Some people might enjoy Doc’s deadpan bedside manner. Mia wasn’t one of them.

The last thing she wanted from Doc was jokes. What she wanted from him was amiracle, for him to snap his fingers or wave a magic wand and make Romeo whole again.Or for him to turn back time so she could stop Romeo before he could take the bullet aimed at her.

“You foolish, wonderful man,” she whispered to Romeo, barely noticing the hot tears that streaked down her face as she kept her hands over his wound, trying with all her might to stem the flow of his blood from his body. “That bullet had my name on it. Why did you step in front of it?”

All Romeo could do was shake his head.

“I know.” Her words caught on a sob as she felt more of his warm blood seeping between her fingers. “Like Doc said, you’re a hero. You can’t help it.”
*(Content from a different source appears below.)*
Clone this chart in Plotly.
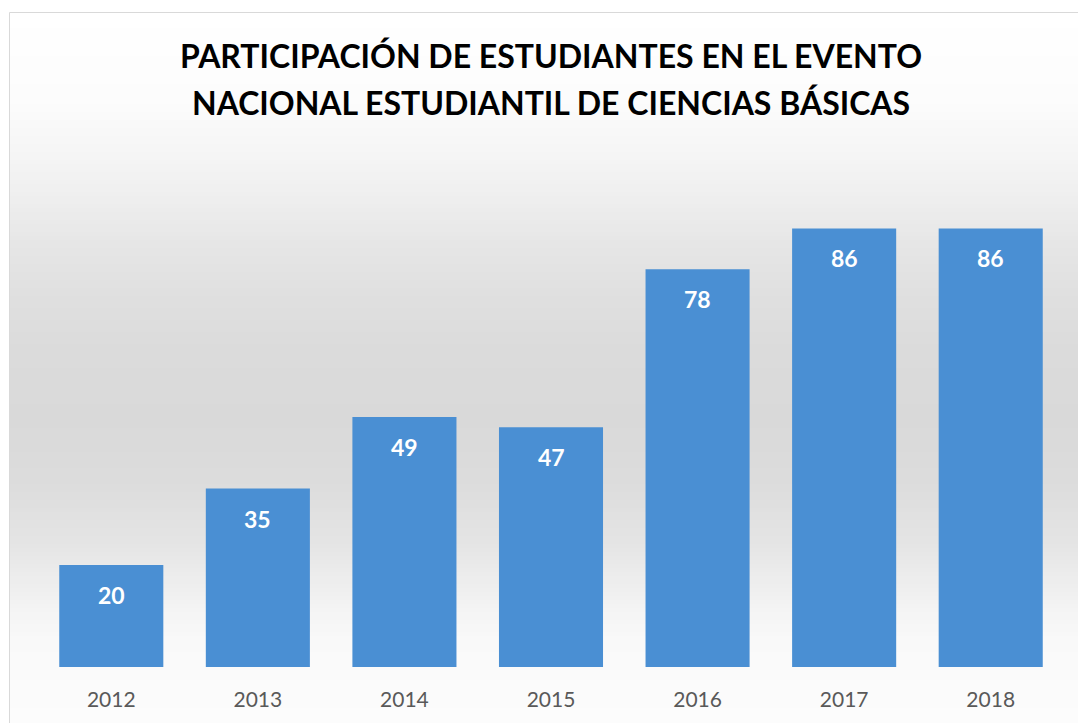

She wanted to curse god or fate or the universe or whoever was in charge for being so stupid and cruel. The idea of Romeo dying to save her was so unfathomable, it had to be a mistake. Romeo was so good, so pure of heart, and she was...her.

Even though she didn’t believe in such things, she was desperate enough to plead with whatever higher power might happen to be listening.

Please! If you have to take someone, take me! Don’t take him! Don’t—

She wasn’t able to finish her prayer before Cami skidded to a stop next to them, handing Doc the first aid kit and asking, “What can I do?”

“Keep your mouth shut,” Doc said as he threw open the lid to the kit. “I need to concentrate. And I can’t do that with you being all quick and quippy.”

Mia saw Cami open her mouth to argue. Then Cami realized anything she might say would prove Doc’s point. She snapped her mouth shut again.

“Iodine,” Doc grumbled, digging around in the kit. “Where the fuck is the iodine?”

Cami pointed to a brown bottle tucked into the corner and Doc grabbed it.

“Okay, find me a scalpel while you’re at it,” he told her as he continued to root around in the kit. When Cami found that, too, he grumbled, “I suppose tubing would be too much to ask for?”

He and Cami both spent a handful of seconds scrounging through the medical equipment while Mia’s own lungs refused to work out of solidarity with Romeo’s.

Hurry, hurry, hurry!she thought hysterically, biting her tongue to keep from saying the words aloud.